Каждый день Николетт ожидала, что де Фонтен начнет проявлять к ней повышенное внимание. Поначалу эта мысль казалась ей отвратительной, но постепенно она начала недоумевать, где он и что делает.

А дел было немало. Замок запущен, почти вся мебель из комнат вывезена. Де Фонтен начал поиски столов и стульев в кладовых. Вместе с оставшимися в замке людьми он не погнушался таскать ящики и деревянные кровати из подвалов на верхние этажи. Мебель в основном была прошлого века, громоздкая, тяжелая, а лестницы – узкие и крутые…

Пока проклятия, треск и грохот неслись с нижних этажей, Николетт, Жозина и Дора, чихая от вековой пыли, выбивали древние ковры, занавеси, покрывала.

Лэра де Фонтена Николетт видела только во время еды. Он сидел за длинным столом вместе с верным Альбером, духовником Эймером и бывшим сержантом Этьеном Жюдо. Говорили, Лашоме лишил сержанта звания за дерзость – Николетт вполне понимала хозяина замка. Невысокий, смуглый Этьен был полон самодовольства. Дора по секрету поведала Николетт, что понижение в звании имело еще одну причину – некоторые разногласия по поводу мадам Лашоме.

Постепенно Николетт становилась частью жизни Гайяра – слушала беседы о ренте, долгах, о том, что крестьяне не всегда трудолюбивы, и о том, что стены Гайяра требуют ремонта.

Иногда де Фонтен бросал на нее взгляд, но выражение его лица было непроницаемо. Потом он отворачивался и возвращался к общей беседе за столом.

Оставаясь одна, Николетт нередко размышляла о своей загубленной жизни. Нет, она невинна перед Богом, пусть церковь и отвернулась от нее. Всевышний не оставит ее! Но молитвы не приносили успокоения.

Желание сбежать сменилось осознанием, что избежать судьбы ей не удастся, даже, если она покинет стены Гайяра. Перед Богом она жена старшего сына короля, и только смерть освободит ее. Николетт запрещала себе думать о том, что друзья отца захотят освободить ее вопреки приказу короля Франции. А как долго будет длиться ее пребывание в роли служанки? А если король узнает, как содержит узницу де Фонтен? Тогда Лэр умрет, как умерли его друзья. И эта мысль не давала ей покоя.

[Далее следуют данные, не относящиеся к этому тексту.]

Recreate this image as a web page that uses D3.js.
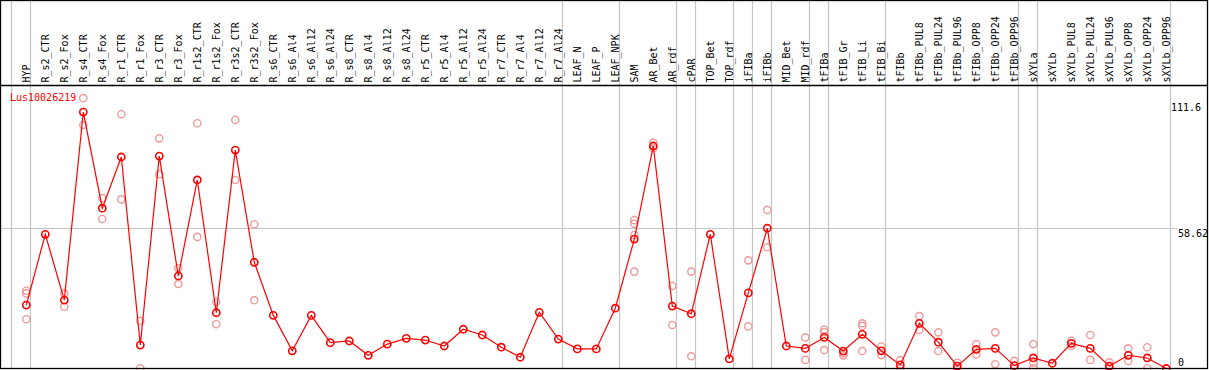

День за днем Николетт старалась приспособиться к новой жизни. Она почувствовала, что принадлежит этому замку. Иногда, работая бок о бок со слугами, забывала о своем прошлом. Может быть, именно о прошлом она и хотела забыть?

Служанки носили чепцы, под которыми прятались волосы. Ленты завязывались под подбородком. Николетт так и не смогла привыкнуть к этому головному убору. Иногда ей казалось, что грубая ткань жжет нежную кожу, будто раскаленное железо. Оставаясь одна, она сдергивала грубый чепец с головы, пальцами расчесывала спутанные волосы. И каждый раз болезненно ощущала, как изменилась. У нее не было ни зеркала, ни куска полированного металла, в котором можно было бы увидеть себя. Однажды в кухне она увидела свое отражение в металлическом боку кастрюли: бледное лицо, темные густые брови, напряженное выражение глаз. На какое-то мгновение Николетт показалось, что перед ней лицо незнакомки.


Каждый день Лэр, Альбер и разжалованный сержант Жюдо выезжали из замка. Пожухлые листья шуршали под копытами лошадей. Ночью был мороз, и когда взошло солнце, луга казались одеялом из коричневых и белых лоскутов.